RAW DATA
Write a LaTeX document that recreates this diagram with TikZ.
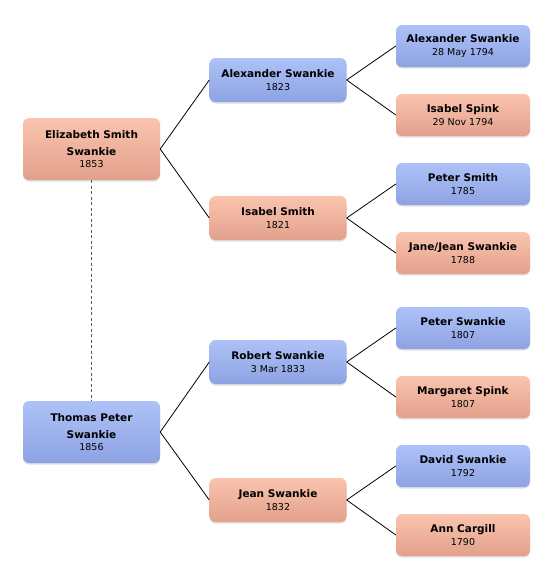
\documentclass[tikz,border=0pt]{standalone}
\usepackage{fontspec}
\setmainfont{DejaVu Sans}
\usepackage{tikz}
\usetikzlibrary{shadows}

\definecolor{maletop}{HTML}{AEC2F8}
\definecolor{malebot}{HTML}{8DA2E2}
\definecolor{femtop}{HTML}{FAC4AE}
\definecolor{fembot}{HTML}{E2A08C}

\tikzset{
  person/.style={rounded corners=6pt, minimum width=137pt, inner sep=1pt,
    align=center, font=\fontsize{10.5}{15}\selectfont,
    drop shadow={shadow xshift=0pt, shadow yshift=-1.5pt, opacity=0.25}},
  male/.style={person, top color=maletop, bottom color=malebot},
  female/.style={person, top color=femtop, bottom color=fembot},
  gen1/.style={minimum height=62pt},
  gen2/.style={minimum height=44pt},
  gen3/.style={minimum height=42pt, minimum width=134pt},
  link/.style={black, line width=0.8pt},
  couple/.style={gray!70!black, line width=0.9pt, dash pattern=on 3pt off 2.5pt}
}
\newcommand{\who}[2]{\textbf{#1}\\[-2.5pt]{\fontsize{9.5}{11}\selectfont #2}}

\begin{document}
\begin{tikzpicture}[x=1pt, y=-1pt]
    \useasboundingbox (0,0) rectangle (556,582);
    % first generation
    \node[female, gen1] (eliz) at (91.5,149) {\textbf{Elizabeth Smith}\\[1.5pt]\textbf{Swankie}\\[-3pt]{\fontsize{9.5}{11}\selectfont 1853}};
    \node[male, gen1] (thomas) at (91.5,432) {\textbf{Thomas Peter}\\[1.5pt]\textbf{Swankie}\\[-3pt]{\fontsize{9.5}{11}\selectfont 1856}};
    % parents
    \node[male, gen2] (alex) at (278,80) {\who{Alexander Swankie}{1823}};
    \node[female, gen2] (isabel) at (278,218) {\who{Isabel Smith}{1821}};
    \node[male, gen2] (robert) at (278,362) {\who{Robert Swankie}{3 Mar 1833}};
    \node[female, gen2] (jean) at (278,500) {\who{Jean Swankie}{1832}};
    % grandparents
    \node[male, gen3] (alexsr) at (463,46) {\who{Alexander Swankie}{28 May 1794}};
    \node[female, gen3] (spink) at (463,115) {\who{Isabel Spink}{29 Nov 1794}};
    \node[male, gen3] (peter) at (463,184) {\who{Peter Smith}{1785}};
    \node[female, gen3] (jane) at (463,253) {\who{Jane/Jean Swankie}{1788}};
    \node[male, gen3] (peterS) at (463,328) {\who{Peter Swankie}{1807}};
    \node[female, gen3] (margaret) at (463,397) {\who{Margaret Spink}{1807}};
    \node[male, gen3] (david) at (463,466) {\who{David Swankie}{1792}};
    \node[female, gen3] (ann) at (463,535) {\who{Ann Cargill}{1790}};
    % connectors
    \draw[couple] (eliz.south) -- (thomas.north);
    \draw[link] (eliz.east) -- (alex.west);
    \draw[link] (eliz.east) -- (isabel.west);
    \draw[link] (thomas.east) -- (robert.west);
    \draw[link] (thomas.east) -- (jean.west);
    \draw[link] (alex.east) -- (alexsr.west);
    \draw[link] (alex.east) -- (spink.west);
    \draw[link] (isabel.east) -- (peter.west);
    \draw[link] (isabel.east) -- (jane.west);
    \draw[link] (robert.east) -- (peterS.west);
    \draw[link] (robert.east) -- (margaret.west);
    \draw[link] (jean.east) -- (david.west);
    \draw[link] (jean.east) -- (ann.west);
\end{tikzpicture}
\end{document}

DO THIS
Ignore the images and quote every line of the listing exactly.

RESPONSE TO THE EXERCISE
Write a LaTeX document that recreates this diagram with TikZ.
\documentclass[tikz,border=0pt]{standalone}
\usepackage{fontspec}
\setmainfont{DejaVu Sans}
\usepackage{tikz}
\usetikzlibrary{shadows}

\definecolor{maletop}{HTML}{AEC2F8}
\definecolor{malebot}{HTML}{8DA2E2}
\definecolor{femtop}{HTML}{FAC4AE}
\definecolor{fembot}{HTML}{E2A08C}

\tikzset{
  person/.style={rounded corners=6pt, minimum width=137pt, inner sep=1pt,
    align=center, font=\fontsize{10.5}{15}\selectfont,
    drop shadow={shadow xshift=0pt, shadow yshift=-1.5pt, opacity=0.25}},
  male/.style={person, top color=maletop, bottom color=malebot},
  female/.style={person, top color=femtop, bottom color=fembot},
  gen1/.style={minimum height=62pt},
  gen2/.style={minimum height=44pt},
  gen3/.style={minimum height=42pt, minimum width=134pt},
  link/.style={black, line width=0.8pt},
  couple/.style={gray!70!black, line width=0.9pt, dash pattern=on 3pt off 2.5pt}
}
\newcommand{\who}[2]{\textbf{#1}\\[-2.5pt]{\fontsize{9.5}{11}\selectfont #2}}

\begin{document}
\begin{tikzpicture}[x=1pt, y=-1pt]
    \useasboundingbox (0,0) rectangle (556,582);
    % first generation
    \node[female, gen1] (eliz) at (91.5,149) {\textbf{Elizabeth Smith}\\[1.5pt]\textbf{Swankie}\\[-3pt]{\fontsize{9.5}{11}\selectfont 1853}};
    \node[male, gen1] (thomas) at (91.5,432) {\textbf{Thomas Peter}\\[1.5pt]\textbf{Swankie}\\[-3pt]{\fontsize{9.5}{11}\selectfont 1856}};
    % parents
    \node[male, gen2] (alex) at (278,80) {\who{Alexander Swankie}{1823}};
    \node[female, gen2] (isabel) at (278,218) {\who{Isabel Smith}{1821}};
    \node[male, gen2] (robert) at (278,362) {\who{Robert Swankie}{3 Mar 1833}};
    \node[female, gen2] (jean) at (278,500) {\who{Jean Swankie}{1832}};
    % grandparents
    \node[male, gen3] (alexsr) at (463,46) {\who{Alexander Swankie}{28 May 1794}};
    \node[female, gen3] (spink) at (463,115) {\who{Isabel Spink}{29 Nov 1794}};
    \node[male, gen3] (peter) at (463,184) {\who{Peter Smith}{1785}};
    \node[female, gen3] (jane) at (463,253) {\who{Jane/Jean Swankie}{1788}};
    \node[male, gen3] (peterS) at (463,328) {\who{Peter Swankie}{1807}};
    \node[female, gen3] (margaret) at (463,397) {\who{Margaret Spink}{1807}};
    \node[male, gen3] (david) at (463,466) {\who{David Swankie}{1792}};
    \node[female, gen3] (ann) at (463,535) {\who{Ann Cargill}{1790}};
    % connectors
    \draw[couple] (eliz.south) -- (thomas.north);
    \draw[link] (eliz.east) -- (alex.west);
    \draw[link] (eliz.east) -- (isabel.west);
    \draw[link] (thomas.east) -- (robert.west);
    \draw[link] (thomas.east) -- (jean.west);
    \draw[link] (alex.east) -- (alexsr.west);
    \draw[link] (alex.east) -- (spink.west);
    \draw[link] (isabel.east) -- (peter.west);
    \draw[link] (isabel.east) -- (jane.west);
    \draw[link] (robert.east) -- (peterS.west);
    \draw[link] (robert.east) -- (margaret.west);
    \draw[link] (jean.east) -- (david.west);
    \draw[link] (jean.east) -- (ann.west);
\end{tikzpicture}
\end{document}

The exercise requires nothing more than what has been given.